La technique CRISPR/Cas9 fonctionne en quelque sorte comme un outil biologique de “couper-coller” : les chercheurs utilisent une protéine pour rechercher un gène particulier et le couper du génome, en le remplaçant par l’ADN de leur choix – par exemple, ils peuvent remplacer un gène défectueux par un gène sain. Cette technique existe depuis trois ans, mais ces derniers mois, elle est devenue beaucoup moins chère et plus facile à utiliser.

C’est la même technique que les chercheurs chinois ont utilisée pour modifier le génome de leurs embryons et, en conséquence, de fortes pressions ont été exercées en faveur d’un moratoire – ou d’une interdiction – de toute recherche utilisant CRISPR/Cas9. La crainte est que, si ces embryons pouvaient être cultivés jusqu’à leur terme, leurs nouvelles caractéristiques seraient héréditaires et que les chercheurs auraient franchi une limite éthique majeure. Une interdiction pure et simple a déjà été mise en place aux États-Unis.

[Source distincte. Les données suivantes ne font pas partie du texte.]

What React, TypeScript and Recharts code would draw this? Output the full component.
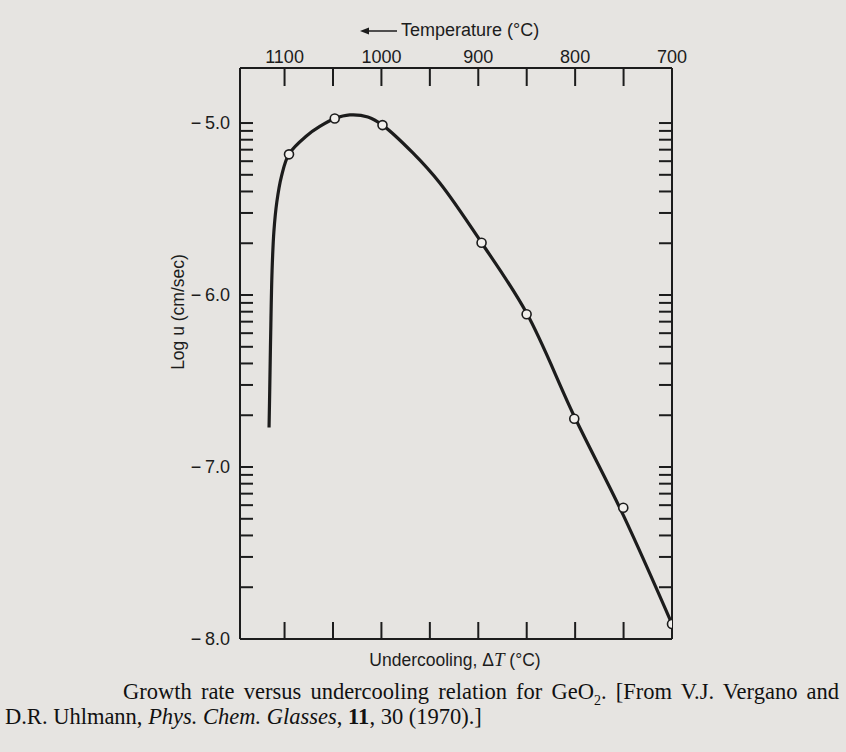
import { ComposedChart, Line, Scatter, XAxis, YAxis } from 'recharts';

// temperature (°C) and log u (cm/sec)
const curveT = [1116.0, 1115.3, 1114.3, 1112.9, 1111.0, 1108.0, 1103.2, 1095.4, 1077.4, 1063.6, 1048.2, 1032.6, 1014.0, 998.9, 967.5, 939.7, 896.6, 850.1, 800.9, 750.3, 700.0];
const curveLogU = [-6.77, -6.55, -6.22, -5.86, -5.63, -5.46, -5.31, -5.18, -5.075, -5.02, -4.974, -4.953, -4.965, -5.012, -5.174, -5.349, -5.696, -6.105, -6.705, -7.28, -7.913];

const pointT = [1095.4, 1048.2, 998.9, 896.6, 850.1, 800.9, 750.3, 700.0];
const pointLogU = [-5.182, -4.974, -5.012, -5.696, -6.112, -6.719, -7.237, -7.913];

const tempTicks = [1100, 1050, 1000, 950, 900, 850, 800, 750, 700];
const decades = [-5, -6, -7, -8];
const minorSteps = [2, 3, 4, 5, 6, 7, 8, 9];

const logTicks = [
  ...decades,
  ...decades.slice(1).flatMap((d) => minorSteps.map((k) => d + Math.log10(k))),
];

const curve = curveT.map((t, i) => ({ t, v: curveLogU[i] }));
const points = pointT.map((t, i) => ({ t, v: pointLogU[i] }));

const INK = '#1c1c1c';
const PAPER = '#e6e4e1';
const SANS = '"Liberation Sans", Arial, sans-serif';
const SERIF = '"Liberation Serif", "Times New Roman", serif';

const axisLine = { stroke: INK, strokeWidth: 2 };
const tickLine = { stroke: INK, strokeWidth: 2 };
const tickText = { fill: INK, fontSize: 18, fontFamily: SANS };

const fmtLog = (v: number) => (Number.isInteger(v) ? `\u2212\u2009${Math.abs(v).toFixed(1)}` : '');
const fmtTemp = (v: number) => (v % 100 === 0 ? String(v) : '');
const blank = () => '';

// centripetal catmull-rom, smooth through every point like a drawn french curve
const smoothCurve = (context: any) => {
  let pts: number[][] = [];
  return {
    areaStart() {},
    areaEnd() {},
    lineStart() {
      pts = [];
    },
    point(x: number, y: number) {
      pts.push([+x, +y]);
    },
    lineEnd() {
      if (!pts.length) return;
      context.moveTo(pts[0][0], pts[0][1]);
      const len = (a: number[], b: number[]) => Math.sqrt(Math.hypot(b[0] - a[0], b[1] - a[1]));
      for (let i = 0; i < pts.length - 1; i++) {
        const p0 = pts[i - 1] || pts[i];
        const p1 = pts[i];
        const p2 = pts[i + 1];
        const p3 = pts[i + 2] || p2;
        const l01 = len(p0, p1);
        const l12 = len(p1, p2);
        const l23 = len(p2, p3);
        let c1 = p1;
        let c2 = p2;
        if (l01 > 1e-6) {
          const a = 2 * l01 * l01 + 3 * l01 * l12 + l12 * l12;
          const n = 3 * l01 * (l01 + l12);
          c1 = [0, 1].map((k) => (p1[k] * a - p0[k] * l12 * l12 + p2[k] * l01 * l01) / n);
        }
        if (l23 > 1e-6) {
          const b = 2 * l23 * l23 + 3 * l23 * l12 + l12 * l12;
          const m = 3 * l23 * (l23 + l12);
          c2 = [0, 1].map((k) => (p2[k] * b + p1[k] * l23 * l23 - p3[k] * l12 * l12) / m);
        }
        context.bezierCurveTo(c1[0], c1[1], c2[0], c2[1], p2[0], p2[1]);
      }
    },
  };
};

const OpenDot = (props: any) => (
  <circle cx={props.cx} cy={props.cy} r={4.5} fill="#f2f0ed" stroke={INK} strokeWidth={1.6} />
);

export default function App() {
  return (
    <div style={{ position: 'absolute', left: 0, top: 0, width: 846, height: 752, background: PAPER, overflow: 'hidden' }}>
      <ComposedChart width={846} height={752} margin={{ top: 38, right: 164, bottom: 83, left: 160 }}>
        <XAxis
          xAxisId="top"
          orientation="top"
          type="number"
          dataKey="t"
          domain={[700, 1146]}
          reversed
          allowDataOverflow
          ticks={tempTicks}
          interval={0}
          height={30}
          tickSize={-18}
          tickMargin={23}
          axisLine={axisLine}
          tickLine={tickLine}
          tick={tickText}
          tickFormatter={fmtTemp}
        />
        <XAxis
          xAxisId="bottom"
          orientation="bottom"
          type="number"
          dataKey="t"
          domain={[700, 1146]}
          reversed
          allowDataOverflow
          ticks={tempTicks}
          interval={0}
          height={30}
          tickSize={-17}
          axisLine={axisLine}
          tickLine={tickLine}
          tickFormatter={blank}
        />
        <YAxis
          yAxisId="left"
          orientation="left"
          type="number"
          dataKey="v"
          domain={[-8, -4.68]}
          allowDataOverflow
          ticks={logTicks}
          interval={0}
          width={80}
          tickSize={-13}
          tickMargin={23}
          axisLine={axisLine}
          tickLine={tickLine}
          tick={tickText}
          tickFormatter={fmtLog}
        />
        <YAxis
          yAxisId="right"
          orientation="right"
          type="number"
          dataKey="v"
          domain={[-8, -4.68]}
          allowDataOverflow
          ticks={logTicks}
          interval={0}
          width={10}
          tickSize={-13}
          axisLine={axisLine}
          tickLine={tickLine}
          tickFormatter={blank}
        />
        <Line
          xAxisId="bottom"
          yAxisId="left"
          data={curve}
          dataKey="v"
          type={smoothCurve as any}
          stroke={INK}
          strokeWidth={3.2}
          dot={false}
          activeDot={false}
          isAnimationActive={false}
        />
        <Scatter
          xAxisId="bottom"
          yAxisId="left"
          data={points}
          dataKey="v"
          shape={OpenDot}
          isAnimationActive={false}
        />
      </ComposedChart>

      <div style={{ position: 'absolute', left: 360, top: 20, display: 'flex', alignItems: 'center', fontFamily: SANS, fontSize: 18, color: INK, whiteSpace: 'nowrap' }}>
        <svg width={38} height={10} style={{ marginRight: 3 }}>
          <line x1={4} y1={5} x2={37} y2={5} stroke={INK} strokeWidth={1.6} />
          <polygon points="0,5 9,1.5 9,8.5" fill={INK} />
        </svg>
        <span>Temperature (°C)</span>
      </div>

      <div style={{ position: 'absolute', left: 178, top: 312, transform: 'translate(-50%, -50%) rotate(-90deg)', fontFamily: SANS, fontSize: 17.5, color: INK, whiteSpace: 'nowrap' }}>
        Log u (cm/sec)
      </div>

      <div style={{ position: 'absolute', left: 455, top: 660, transform: 'translate(-50%, -50%)', fontFamily: SANS, fontSize: 17.5, color: INK, whiteSpace: 'nowrap' }}>
        Undercooling, {'\u0394'}<span style={{ fontFamily: SERIF, fontStyle: 'italic', fontSize: 19 }}>T</span> (°C)
      </div>

      <div style={{ position: 'absolute', left: 123, top: 679, width: 716, fontFamily: SERIF, fontSize: 22.5, color: '#111', whiteSpace: 'nowrap', textAlign: 'justify', textAlignLast: 'justify' }}>
        Growth rate versus undercooling relation for GeO<sub style={{ fontSize: 14 }}>2</sub>. [From V.J. Vergano and
      </div>
      <div style={{ position: 'absolute', left: 5, top: 704, fontFamily: SERIF, fontSize: 22.5, color: '#111', whiteSpace: 'nowrap' }}>
        D.R. Uhlmann, <i>Phys. Chem. Glasses</i>, <b>11</b>, 30 (1970).]
      </div>
    </div>
  );
}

Mais au début du mois, un groupe de scientifiques de premier plan a publié une déclaration commune contre le moratoire, suggérant que la technique CRISPR/Cas9 pourrait également être incroyablement utile aux chercheurs. “Nous pensons que les technologies d’édition du génome peuvent avoir un potentiel important d’application clinique à l’avenir ; et nous serions disposés à soutenir le développement de nouvelles approches thérapeutiques si les preuves issues de la recherche progressaient suffisamment pour justifier leur utilisation”, ont-ils écrit dans leur déclaration.

Bien que l’on ne sache pas encore quelle sera la décision de la HFEA, s’il y a un endroit où ce type de recherche pourrait être approuvé (à part la Chine), c’est bien au Royaume-Uni, où une technique controversée de FIV à trois parents a déjà été autorisée

“En raison de son histoire de réglementation réussie, le Royaume-Uni pourrait servir de modèle à d’autres pays”, a déclaré à Nature NewsSarah Chan, chercheuse en bioéthique à l’université d’Édimbourg.

Nous serons attentifs à la suite des événements.